Consider for a moment the words of the apostle Paul, “All Scripture is God-breathed [italics mine] and is useful for teaching, rebuking, correcting and training in righteousness, so that the servant of God may be thoroughly equipped for every good work” (2 Timothy 3:16). The Greek word for God-breathed is theopneustos, which means “. . . to breathe or blow. Prompted by God, given by divine inspiration, breathed out by God, produced by the breath of God.”[8] Clearly, the apostle Paul who wrote these words to Timothy described the very words he was writing (as well as those from other writers) as: (1) initiated by God, and (2) released by God onto or into another entity. Regarding the first point, “initiated by God” points to God as the origin of God’s Word. With regard to the second point, God breathed out His Word into the writer’s mind. Can a perfect God breathe something into an imperfect writer’s mind? Sure, God can do whatever He wants with His resources. So even though the writers were using their human minds and hands to pen God’s Word, the words originated with God and God breathed or impressed them into the minds of these authors.

Also, consider these words written by the prophet Jeremiah where God said to the prophet: “The word of the LORD came to me, saying,

Before I formed you in the womb

I knew you,

  Before you were born I set you apart;

  I appointed you as a prophet to the nations. (Jeremiah 1:4)
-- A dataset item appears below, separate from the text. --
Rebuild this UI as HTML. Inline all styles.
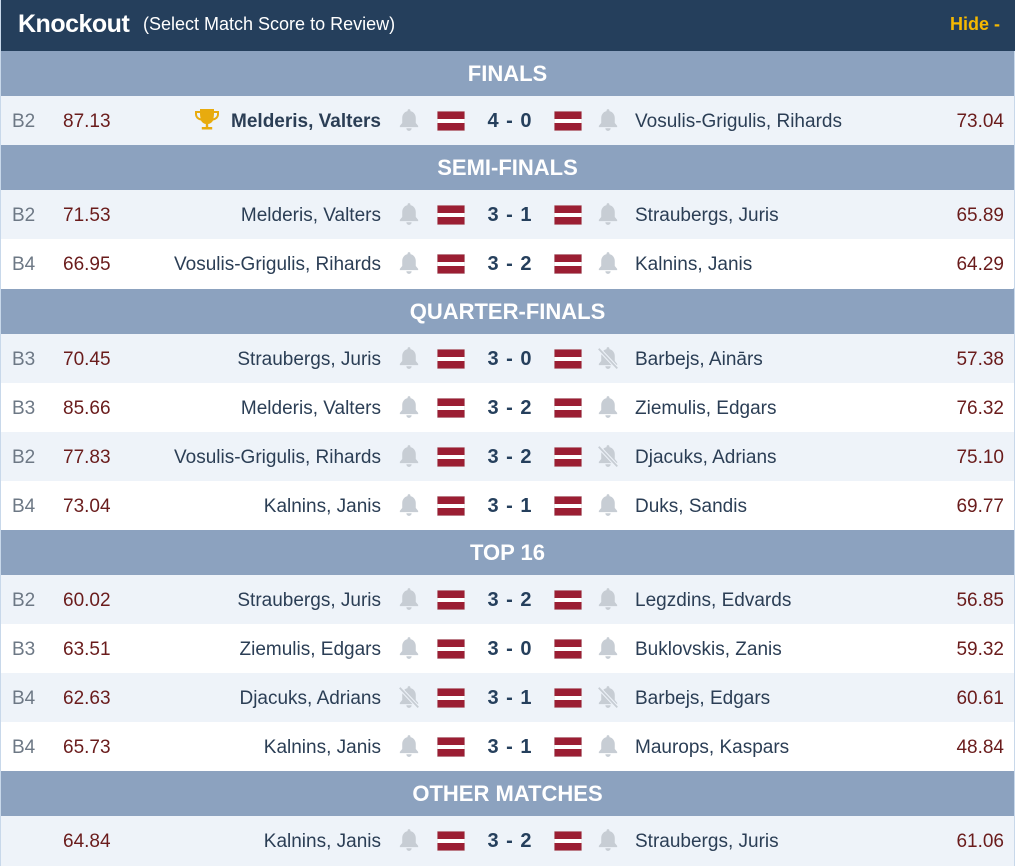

The phrase, “The word of the LORD came to me” occurs three more times in chapters 1 and 2. This signifies the working of God’s Spirit, or the “breathing” of the Spirit upon Jeremiah. It shows that a divine, perfect God can impress His words upon a human being.


[1] Sin is disobedience to God’s Word, but it results in a break in the relationship between a person (or nation) and God. With the exception of the creation story in the first three chapters of the first book (Genesis), the remainder of the chapters and books in the Word of God deal specifically with the topic of sin and its ramifications.

[2] Lucas Hagen, “The Bible Was Written to Inform God’s People”, Christianity.com, October 29, 2020, accessed February 10, 2021, https://www.christianity.com/wiki/bible/what-is-the-purpose-of-the-bible.html.

[3] Free choice, however, is still given to humans. Humans have the ability to do what is right and what is wrong. In this case, God has chosen specific writers to record His infallible Word as a standard for all people to abide by.

[4] Lewis Sperry Chafer, Systematic Theology, vol. 1 (Grand Rapids, MI: Kregel Publications, 1993), 58 in John A. Witmer, “The Incarnate and the Written Word of God,” Bibliotheca Sacra, (Jan-Mar 1956), 67.

[5] C.E. Stowe, Origin and History of the Books of the Bible (Harford, CT: Hartford Publishing Company, 1868), 19-20.

[6] B.B. Warfield, “Inspiration,” International Standard Bible Encyclopedia, III, 1474. Cf. Warfield, The Inspiration and Authority of Scripture, pp. 131 ff in John F. Walvoord, “Is the Bible the Inspired Word of God?” Bibliotheca Sacra (Jan 1959), 6.

[7] Ibid., 7.

[8] Spiros Zodhiates and Warren Baker, eds., Hebrew-Greek Key Word Study Bible: Key Insights into God’s Word (Chattanooga, TN: AMG Publishers, 1996), 2535.